Police Constables employed as Diversity Trainers all over London can relax. So can Chief Inspectors obsessed with targets.
They won’t be going ‘back to the blue’ after all.
I was not included on the ‘short list’ for the Metropolitan Police Commissioner job. This is an outrageous state of affairs. I am convinced that I have the strategies necessary to restore order to the city. I can even say the word ‘Community’ loads of times in an interview.
Besides, if I’d got the job we could have made a great tee shirt.
In other news; outraged newspaper readers are, well, outraged by the failure of two police officers to move quickly over a static photo and arrest a knife-wielding teenager who was, well, arrested, some time afterwards. Don’t you just hate it when you are stuck in a single frame photo, unable to chase offenders or even speak.
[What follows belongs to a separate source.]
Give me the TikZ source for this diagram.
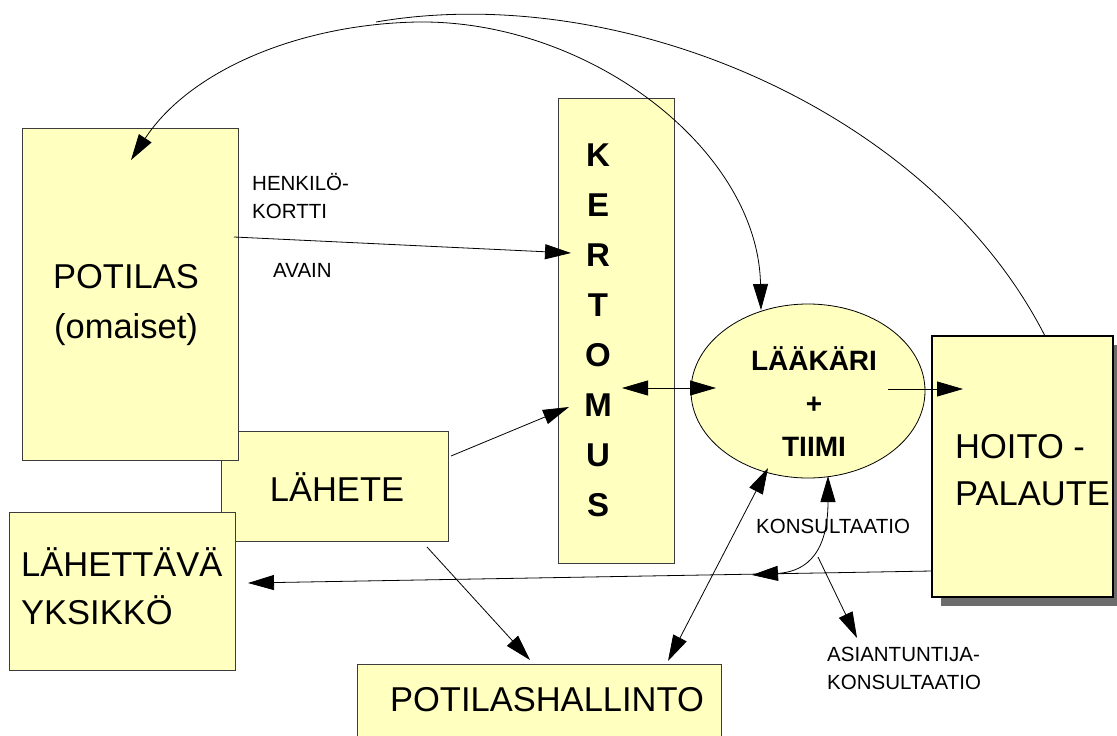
\documentclass[tikz,border=0pt]{standalone}
\usepackage{fontspec}
\setmainfont{Liberation Sans}
\usetikzlibrary{arrows.meta,shapes.geometric}
\definecolor{boxfill}{RGB}{255,255,192}
\definecolor{boxline}{RGB}{60,60,60}
\tikzset{
  x=1pt, y=-1pt,
  box/.style={draw=boxline, line width=0.9pt, fill=boxfill, rectangle, inner sep=0pt},
  bigtxt/.style={inner sep=0pt, font=\fontsize{34.5}{50}\selectfont},
  smalltxt/.style={inner sep=0pt, align=left, font=\fontsize{20.5}{28}\selectfont},
  conn/.style={draw=black, line width=0.8pt},
  tip/.style={-{Triangle[length=26pt,width=15pt]}},
  tips/.style={{Triangle[length=26pt,width=15pt]}-{Triangle[length=26pt,width=15pt]}},
}
\begin{document}
\begin{tikzpicture}
\useasboundingbox (0,0) rectangle (1117,736);
% boxes
\node[box, minimum width=227pt, minimum height=110pt] (lahete) at (334.5,486) {};
\node[bigtxt] (laheteT) at (337,487) {LÄHETE};
\node[box, minimum width=216pt, minimum height=332pt] (potilas) at (130,294) {};
\node[bigtxt, align=center] (potilasT) at (126,305) {POTILAS\\(omaiset)};
\node[box, minimum width=226pt, minimum height=158pt] (lahettava) at (122,591) {};
\node[bigtxt, align=left, anchor=west, font=\fontsize{34.5}{48}\selectfont] (lahettavaT) at (21,586) {LÄHETTÄVÄ\\YKSIKKÖ};
\node[box, minimum width=364pt, minimum height=96pt] (hallinto) at (539,712) {};
\node[bigtxt] (hallintoT) at (547,700) {POTILASHALLINTO};
\node[box, minimum width=116pt, minimum height=465pt] (kertomus) at (616,330.5) {};
\node[inner sep=0pt, align=center, font=\bfseries\fontsize{33}{50}\selectfont] (kertomusT) at (598,330) {K\\E\\R\\T\\O\\M\\U\\S};
\node[draw=black, line width=0.8pt, fill=boxfill, ellipse, minimum width=234pt, minimum height=174pt, inner sep=0pt] (laakari) at (808,391) {};
\node[inner sep=0pt, align=center, font=\bfseries\fontsize{28}{43}\selectfont] (laakariT) at (814,402) {LÄÄKÄRI\\+\\TIIMI};
\fill[gray!85!black] (941,345) rectangle (1122,606);
\node[box, draw=black, line width=2pt, minimum width=181pt, minimum height=261pt] (hoito) at (1022.5,466.5) {};
\node[bigtxt, align=left, anchor=west, font=\fontsize{34.5}{47}\selectfont] (hoitoT) at (955,470) {HOITO -\\PALAUTE};
% labels
\node[smalltxt, anchor=west] (henkilo) at (252,196) {HENKILÖ-\\KORTTI};
\node[smalltxt, anchor=west] (avain) at (273,270) {AVAIN};
\node[smalltxt, anchor=west] (konsT) at (756,526) {KONSULTAATIO};
\node[smalltxt, anchor=west] (asianT) at (827,668) {ASIANTUNTIJA-\\KONSULTAATIO};
% connector end points
\coordinate (a1) at (234,237); \coordinate (a2) at (571,253);
\coordinate (b1) at (451,456); \coordinate (b2) at (569,407);
\coordinate (c1) at (622,388); \coordinate (c2) at (716,388);
\coordinate (d1) at (888,389); \coordinate (d2) at (963,389);
\coordinate (e1) at (932,571); \coordinate (e2) at (248,583);
\coordinate (f1) at (828,476); \coordinate (f2) at (752,575);
\coordinate (g1) at (818,557); \coordinate (g2) at (857,638);
\coordinate (h1) at (427,547); \coordinate (h2) at (530,660);
\coordinate (i1) at (768,468); \coordinate (i2) at (668,661);
\coordinate (j1) at (761,310); \coordinate (jm) at (418,22); \coordinate (j2) at (131,160);
\coordinate (k1) at (1045,336); \coordinate (k2) at (376,22);
% connectors
\draw[conn, tip] (a1) -- (a2);
\draw[conn, tip] (b1) -- (b2);
\draw[conn, tips] (c1) -- (c2);
\draw[conn, tip] (d1) -- (d2);
\draw[conn, tip] (e1) -- (e2);
\draw[conn, tips] (f1) .. controls (828,560) and (800,572) .. (f2);
\draw[conn, tip] (g1) -- (g2);
\draw[conn, tip] (h1) -- (h2);
\draw[conn, tips] (i1) -- (i2);
\draw[conn, tips] (j1) .. controls (758,150) and (590,20) .. (jm) .. controls (300,24) and (190,70) .. (j2);
\draw[conn] (k1) .. controls (930,110) and (620,-20) .. (k2);
\end{tikzpicture}
\end{document}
This is how it should have happened. Chase knife-wielding youth. Catch knife-wielding youth. Fight with knife-wielding youth using a small tin of pepper and an aluminium stick. Arrest knife-wielding youth, book in to custody, spend 8 hours completing unnecessary forms, being knocked back by CID, interviewing knife-wielding youth, feeding knife-wielding youth and begging CPS to charge knife-wielding youth.
Bail knife-wielding youth, if still allowed to bail suspects at that time.
Then, six months later, attend Court, watch knife-wielding youth plead guilty and walk away with pathetic so-called community sentence. Bang head repeatedly against wall in this fashion for another thousand times, collect depleted pension and then die.
Damn, they should have given me that Met job.